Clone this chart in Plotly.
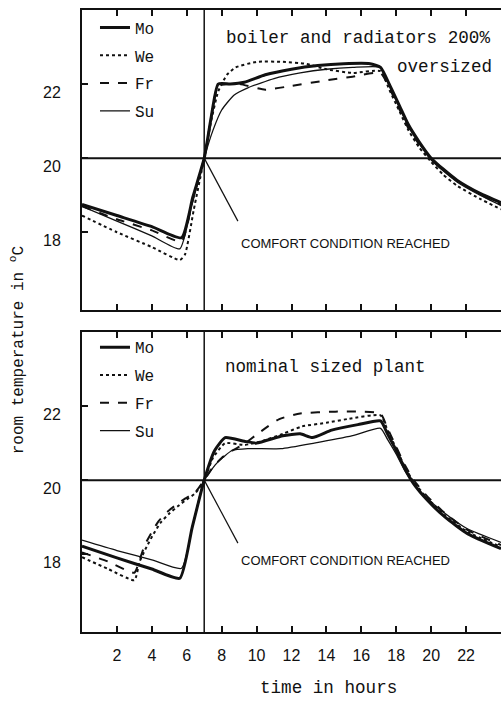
import plotly.graph_objects as go

# ---------------- data ----------------
DAYS = ["Mo", "We", "Fr", "Su"]

# top panel: boiler and radiators 200% oversized
TOP_MO_H = [0, 2, 4, 5.7, 6.35, 7, 7.4, 7.8, 8.5, 9.3, 10.5, 12, 13.5, 15, 16.5, 17.1, 17.6, 18.2, 18.7, 19.3, 20, 20.7, 21.5, 22.8, 24]
TOP_MO_T = [18.75, 18.45, 18.15, 17.85, 18.95, 20.0, 21.1, 22.0, 22.0, 22.05, 22.25, 22.4, 22.5, 22.55, 22.55, 22.45, 22.0, 21.4, 20.9, 20.45, 20.0, 19.7, 19.4, 19.05, 18.8]
TOP_WE_H = [0, 2, 4, 5.6, 5.9, 6.4, 7, 7.4, 7.8, 8.3, 8.8, 10, 11.5, 12.8, 14, 15.5, 17.1, 17.6, 18.2, 18.7, 19.3, 20, 20.7, 21.5, 22.8, 24]
TOP_WE_T = [18.45, 18.0, 17.6, 17.25, 17.4, 18.6, 20.0, 21.0, 21.8, 22.25, 22.45, 22.6, 22.6, 22.55, 22.4, 22.3, 22.35, 21.85, 21.25, 20.75, 20.3, 19.9, 19.55, 19.25, 18.9, 18.62]
TOP_FR_H = [0, 2, 4, 5.7, 6.35, 7, 7.4, 7.8, 9, 10.5, 12, 14, 15.5, 17.1, 17.6, 18.2, 18.7, 19.3, 20, 20.7, 21.5, 22.8, 24]
TOP_FR_T = [18.7, 18.35, 18.05, 17.75, 18.9, 20.0, 21.1, 21.95, 22.0, 21.85, 21.95, 22.1, 22.2, 22.3, 21.9, 21.3, 20.8, 20.38, 19.98, 19.68, 19.38, 19.02, 18.75]
TOP_SU_H = [0, 2, 4, 5.6, 6.3, 7, 7.5, 8, 8.7, 9.5, 11, 12.5, 14, 15.5, 17.1, 17.6, 18.2, 18.7, 19.3, 20, 20.7, 21.5, 22.8, 24]
TOP_SU_T = [18.7, 18.3, 17.9, 17.55, 18.75, 20.0, 20.75, 21.3, 21.7, 21.9, 22.15, 22.3, 22.4, 22.45, 22.45, 21.95, 21.35, 20.85, 20.4, 19.95, 19.65, 19.35, 19.0, 18.72]

# bottom panel: nominal sized plant
BOT_MO_H = [0, 2, 4, 5.6, 6.3, 7, 7.6, 8.2, 9.3, 10, 11.5, 12.5, 13.2, 14.3, 15.8, 17.1, 17.5, 18, 18.5, 19, 19.8, 20.8, 22.1, 24]
BOT_MO_T = [18.22, 17.9, 17.6, 17.35, 18.7, 20.0, 20.8, 21.15, 21.05, 21.0, 21.2, 21.25, 21.15, 21.35, 21.5, 21.6, 21.25, 20.8, 20.3, 19.9, 19.45, 19.0, 18.55, 18.15]
BOT_WE_H = [0, 1.5, 3.0, 3.3, 3.7, 4.1, 4.5, 5.0, 5.5, 6.0, 6.5, 7, 7.5, 8.2, 9.3, 10.3, 11.5, 12.6, 14, 15.2, 17.1, 17.5, 18, 18.5, 19, 19.8, 20.8, 22.1, 24]
BOT_WE_T = [17.92, 17.6, 17.3, 17.8, 18.2, 18.55, 18.85, 19.1, 19.3, 19.48, 19.65, 20.0, 20.6, 21.0, 20.95, 21.05, 21.25, 21.45, 21.55, 21.65, 21.75, 21.35, 20.85, 20.35, 19.95, 19.5, 19.05, 18.6, 18.2]
BOT_FR_H = [0, 1.5, 3.0, 3.3, 3.6, 4.0, 4.4, 4.9, 5.3, 5.9, 6.5, 7, 7.5, 8, 8.6, 9.2, 10.2, 11.3, 12.5, 14.5, 16, 17.1, 17.5, 18, 18.5, 19, 19.8, 20.8, 22.1, 24]
BOT_FR_T = [18.05, 17.8, 17.5, 17.85, 18.25, 18.6, 18.9, 19.15, 19.3, 19.5, 19.68, 20.0, 20.35, 20.6, 20.8, 20.95, 21.3, 21.65, 21.8, 21.85, 21.85, 21.8, 21.4, 20.9, 20.4, 20.0, 19.55, 19.1, 18.65, 18.25]
BOT_SU_H = [0, 2, 4, 5.7, 6.35, 7, 7.8, 8.6, 9.5, 11.4, 13.3, 15.5, 17.1, 17.5, 18, 18.5, 19, 19.8, 20.8, 22.1, 24]
BOT_SU_T = [18.38, 18.1, 17.85, 17.62, 18.8, 20.0, 20.5, 20.8, 20.85, 20.85, 21.0, 21.2, 21.4, 21.1, 20.7, 20.25, 19.9, 19.5, 19.1, 18.68, 18.32]

X_TICKS = [2, 4, 6, 8, 10, 12, 14, 16, 18, 20, 22]
Y_TICKS = [18, 20, 22]
COMFORT_TEMP = 20
START_HOUR = 7
POINTER_END = (8.93, 18.3)

# ---------------- styling ----------------
STYLE = {
    "Mo": dict(width=3, dash="solid"),
    "We": dict(width=2, dash="dot"),
    "Fr": dict(width=2, dash="dash"),
    "Su": dict(width=1.3, dash="solid"),
}
INK = "#111111"
MONO = "Liberation Mono, DejaVu Sans Mono, monospace"
SANS = "Liberation Sans, Arial, sans-serif"

fig = go.Figure()

top = {"Mo": (TOP_MO_H, TOP_MO_T), "We": (TOP_WE_H, TOP_WE_T),
       "Fr": (TOP_FR_H, TOP_FR_T), "Su": (TOP_SU_H, TOP_SU_T)}
bot = {"Mo": (BOT_MO_H, BOT_MO_T), "We": (BOT_WE_H, BOT_WE_T),
       "Fr": (BOT_FR_H, BOT_FR_T), "Su": (BOT_SU_H, BOT_SU_T)}

for d in DAYS:
    h, t = top[d]
    fig.add_trace(go.Scatter(x=h, y=t, mode="lines", name=d, xaxis="x", yaxis="y",
                             line=dict(color=INK, shape="spline", smoothing=0.5, **STYLE[d]),
                             legend="legend", legendgroup="top" + d))
for d in DAYS:
    h, t = bot[d]
    fig.add_trace(go.Scatter(x=h, y=t, mode="lines", name=d, xaxis="x2", yaxis="y2",
                             line=dict(color=INK, shape="spline", smoothing=0.5, **STYLE[d]),
                             legend="legend2", legendgroup="bot" + d))

axis_common = dict(range=[0, 24], showline=True, linewidth=2, linecolor=INK, mirror="ticks",
                   ticks="inside", ticklen=6, tickwidth=1.5, tickcolor=INK, tickvals=X_TICKS,
                   showgrid=False, zeroline=False)
yaxis_common = dict(range=[15.9, 24.0], showline=True, linewidth=2, linecolor=INK,
                    ticks="inside", ticklen=6, tickwidth=1.5, tickcolor=INK, tickvals=Y_TICKS,
                    showgrid=False, zeroline=False, ticklabelshift=8, ticklabelstandoff=16,
                    tickfont=dict(family=SANS, size=16, color=INK))

TOP_DOM = [0.5177, 1.0]
BOT_DOM = [0.0, 0.4823]

fig.update_layout(
    width=501, height=701,
    margin=dict(l=82, r=0, t=10, b=69),
    paper_bgcolor="white", plot_bgcolor="white",
    xaxis=dict(axis_common, anchor="y", showticklabels=False),
    yaxis=dict(yaxis_common, domain=TOP_DOM, anchor="x"),
    xaxis2=dict(axis_common, anchor="y2", showticklabels=True, ticklabelstandoff=8,
                tickfont=dict(family=SANS, size=16, color=INK)),
    yaxis2=dict(yaxis_common, domain=BOT_DOM, anchor="x2"),
    legend=dict(x=0.031, y=0.999, xanchor="left", yanchor="top", bgcolor="rgba(0,0,0,0)",
                font=dict(family=MONO, size=16, color=INK), tracegroupgap=4, itemwidth=30),
    legend2=dict(x=0.031, y=0.485, xanchor="left", yanchor="top", bgcolor="rgba(0,0,0,0)",
                 font=dict(family=MONO, size=16, color=INK), tracegroupgap=4, itemwidth=30),
    showlegend=True,
)

shapes = []
for xr, yr in (("x", "y"), ("x2", "y2")):
    shapes.append(dict(type="line", xref=xr, yref=yr, x0=0, x1=24, y0=COMFORT_TEMP, y1=COMFORT_TEMP,
                       line=dict(color=INK, width=2)))
    shapes.append(dict(type="line", xref=xr, yref=yr + " domain", x0=START_HOUR, x1=START_HOUR, y0=0, y1=1,
                       line=dict(color=INK, width=1.5)))
    shapes.append(dict(type="line", xref=xr, yref=yr, x0=START_HOUR, y0=COMFORT_TEMP,
                       x1=POINTER_END[0], y1=POINTER_END[1], line=dict(color=INK, width=1.2)))
fig.update_layout(shapes=shapes)

ann = [
    dict(text="boiler and radiators 200%", xref="x", yref="y", x=8.15, y=23.25, xanchor="left",
         yanchor="middle", showarrow=False, font=dict(family=MONO, size=17.6, color=INK)),
    dict(text="oversized", xref="x", yref="y", x=23.6, y=22.45, xanchor="right",
         yanchor="middle", showarrow=False, font=dict(family=MONO, size=17.6, color=INK)),
    dict(text="nominal sized plant", xref="x2", yref="y2", x=8.05, y=23.05, xanchor="left",
         yanchor="middle", showarrow=False, font=dict(family=MONO, size=17.6, color=INK)),
    dict(text="COMFORT CONDITION REACHED", xref="x", yref="y", x=9.0, y=17.7, xanchor="left",
         yanchor="middle", showarrow=False, font=dict(family=SANS, size=13, color=INK)),
    dict(text="COMFORT CONDITION REACHED", xref="x2", yref="y2", x=9.0, y=17.84, xanchor="left",
         yanchor="middle", showarrow=False, font=dict(family=SANS, size=13, color=INK)),
    dict(text="time in hours", xref="paper", yref="paper", x=0.589, y=-0.09, xanchor="center",
         yanchor="middle", showarrow=False, font=dict(family=MONO, size=17.6, color=INK)),
    dict(text="room temperature in <sup>o</sup>C", xref="paper", yref="paper", x=-0.155, y=0.453,
         xanchor="center", yanchor="middle", textangle=-90, showarrow=False,
         font=dict(family=MONO, size=16, color=INK)),
]
fig.update_layout(annotations=ann)

fig.write_html("out.html")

- _WHAT IS ASKED_
Write down every line from the opening of the listing to the line with "19.35, 19.0, 18.72]", both included, and nothing else; the pictures are omitted.

- _EXERCISE ANSWER_
Clone this chart in Plotly.
import plotly.graph_objects as go

# ---------------- data ----------------
DAYS = ["Mo", "We", "Fr", "Su"]

# top panel: boiler and radiators 200% oversized
TOP_MO_H = [0, 2, 4, 5.7, 6.35, 7, 7.4, 7.8, 8.5, 9.3, 10.5, 12, 13.5, 15, 16.5, 17.1, 17.6, 18.2, 18.7, 19.3, 20, 20.7, 21.5, 22.8, 24]
TOP_MO_T = [18.75, 18.45, 18.15, 17.85, 18.95, 20.0, 21.1, 22.0, 22.0, 22.05, 22.25, 22.4, 22.5, 22.55, 22.55, 22.45, 22.0, 21.4, 20.9, 20.45, 20.0, 19.7, 19.4, 19.05, 18.8]
TOP_WE_H = [0, 2, 4, 5.6, 5.9, 6.4, 7, 7.4, 7.8, 8.3, 8.8, 10, 11.5, 12.8, 14, 15.5, 17.1, 17.6, 18.2, 18.7, 19.3, 20, 20.7, 21.5, 22.8, 24]
TOP_WE_T = [18.45, 18.0, 17.6, 17.25, 17.4, 18.6, 20.0, 21.0, 21.8, 22.25, 22.45, 22.6, 22.6, 22.55, 22.4, 22.3, 22.35, 21.85, 21.25, 20.75, 20.3, 19.9, 19.55, 19.25, 18.9, 18.62]
TOP_FR_H = [0, 2, 4, 5.7, 6.35, 7, 7.4, 7.8, 9, 10.5, 12, 14, 15.5, 17.1, 17.6, 18.2, 18.7, 19.3, 20, 20.7, 21.5, 22.8, 24]
TOP_FR_T = [18.7, 18.35, 18.05, 17.75, 18.9, 20.0, 21.1, 21.95, 22.0, 21.85, 21.95, 22.1, 22.2, 22.3, 21.9, 21.3, 20.8, 20.38, 19.98, 19.68, 19.38, 19.02, 18.75]
TOP_SU_H = [0, 2, 4, 5.6, 6.3, 7, 7.5, 8, 8.7, 9.5, 11, 12.5, 14, 15.5, 17.1, 17.6, 18.2, 18.7, 19.3, 20, 20.7, 21.5, 22.8, 24]
TOP_SU_T = [18.7, 18.3, 17.9, 17.55, 18.75, 20.0, 20.75, 21.3, 21.7, 21.9, 22.15, 22.3, 22.4, 22.45, 22.45, 21.95, 21.35, 20.85, 20.4, 19.95, 19.65, 19.35, 19.0, 18.72]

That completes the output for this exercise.